Bandung (ANTARA) - Pakar Hukum Pidana Fakultas Hukum Universitas Parahyangan (Unpar), Agustinus Pohan mengharapkan posisi antar pihak yang berperkara dalam hukum acara pidana, harus seimbang dan masuk dalam Rancangan Undang-Undang Hukum Acara Pidana (RUU HAP) yang baru.
Terkait pihak-pihak berperkara, yakni tersangka/terdakwa dan penasihat hukum-nya, posisinya secara ideal merupakan subjek dalam norma dan praktik peradilan pidana. Namun seringkali, selama ini ditempatkan sebagai objek, kata dia dalam acara Diskusi Publik RUU HAP, di Bandung, Rabu.
Menurut Pohan juga, saat ini ada kebingungan bagaimana hendak dilakukan tujuan RUU HAP yang ingin menciptakan acara pidana, memadukan secara seimbang sistem hakim aktif.
Jika hendak memunculkan "battle" model, kata dia, maka pra-syaratnya harus ada "equality of arms". Konsekuensinya pihak yang terlibat dalam peradilan pidana harus diberikan modal "persenjataan" yang sama kuat, utamanya akses secara lengkap.
Penasihat hukum, lanjut dia, seharusnya bisa dijamin keaktifannya dalam pemeriksaan tersangka di tingkat penyidikan, dengan diberikan akses untuk mengusulkan pada penyidik untuk memeriksa atau tidak memeriksa satu dan lain hal dari tersangka.
"Tersangka/Terdakwa serta penasehat hukum harusnya juga dijamin haknya untuk mendapatkan seluruh berita acara sesegera mungkin, selambatnya satu hari sejak ditandatangani.

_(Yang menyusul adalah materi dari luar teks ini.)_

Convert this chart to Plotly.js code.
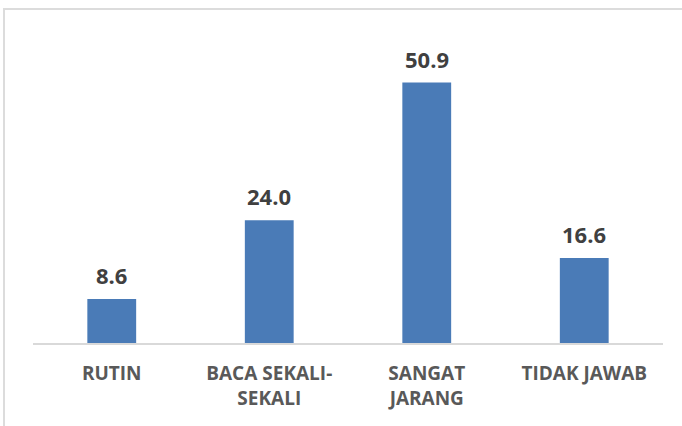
<!DOCTYPE html>
<html>
<head>
<meta charset="utf-8">
<script src="https://cdn.plot.ly/plotly-3.0.1.min.js"></script>
<style>
html,body{margin:0;padding:0;background:#fff;overflow:hidden;}
#wrap{position:relative;width:682px;height:426px;}
#chart{position:absolute;left:0;top:0;width:682px;height:426px;}
#frame{position:absolute;left:3px;top:8px;width:700px;height:500px;border-left:2px solid #dcdcdc;border-top:2px solid #dcdcdc;pointer-events:none;}
</style>
</head>
<body>
<div id="wrap"><div id="chart"></div><div id="frame"></div></div>
<script>
const categories = ["RUTIN", "BACA SEKALI-<br>SEKALI", "SANGAT<br>JARANG", "TIDAK JAWAB"];
const values = [8.6, 24.0, 50.9, 16.6];
const valueLabels = values.map(v => v.toFixed(1));

const trace = {
  type: 'bar',
  x: categories,
  y: values,
  marker: {color: '#4a7bb7'},
  hoverinfo: 'none'
};

const annotations = categories.map((c, i) => ({
  x: c, y: values[i], xref: 'x', yref: 'y',
  text: valueLabels[i], showarrow: false,
  yanchor: 'bottom', yshift: 7,
  font: {family: 'Open Sans, Liberation Sans, sans-serif', size: 22, color: '#404040', weight: 'bold'}
}));

const layout = {
  width: 682, height: 426,
  margin: {l: 33, r: 19, t: 36, b: 83},
  paper_bgcolor: '#ffffff', plot_bgcolor: '#ffffff',
  bargap: 0.69,
  showlegend: false,
  xaxis: {
    type: 'category',
    showline: true, linecolor: '#d9d9d9', linewidth: 1.5,
    showgrid: false, zeroline: false, ticks: '',
    ticklabelstandoff: 13,
    tickfont: {family: 'Open Sans, sans-serif', size: 19, color: '#595959', weight: 'bold'}
  },
  yaxis: {
    range: [0, 60], visible: false, showgrid: false, zeroline: false
  },
  annotations: annotations
};

Plotly.newPlot('chart', [trace], layout, {displayModeBar: false, staticPlot: true});
</script>
</body>
</html>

UU HAP mendatang harus bisa menjamin hak-hak ini agar tercipta equality of arms," kata Pohan dalam diskusi RUU HAP.
Sementara soal kewenangan penyidikan, lanjut Pohan, dikenal dua model yang masing-masing berada pada dua kutub ekstrem yakni diferensiasi fungsional dan "dominus litis".
Diferensiasi fungsional pada satu sisi, berbicara bahwa harus ada batas tegas pemisahan kewenangan tiap lembaga dalam proses peradilan pidana (penyidikan, penuntutan, peradilan), sementara dominus litis berbicara mengenai jaksa yang memegang peran pemilik/pengendali perkara pidana.
Dalam diferensiasi fungsional, salah satu bahaya yang dihadapi adalah proses peradilan pidana tidak dilihat secara utuh, tetapi dilihat dan dipahami secara fragmentaris, karena penekanan diferensiasi fungsional adalah pada fungsi serta cara bekerja setiap lembaga yang terlibat dalam proses itu.
Sementara dalam dominus litis, penekanannya adalah pada peran sentral Jaksa untuk memastikan bahwa perkara pidana yang sedang diproses, layak untuk diajukan ke pengadilan.
Hukum acara pidana yang ideal, kata dia, tidak memihak salah satu, melainkan mengintegrasi secara seimbang antara diferensiasi fungsional dan dominus litis, untuk membangun model hibrida yang baru dan lebih baik dari yang dianut KUHAP saat ini dengan memanfaatkan tahapan yang sudah ada.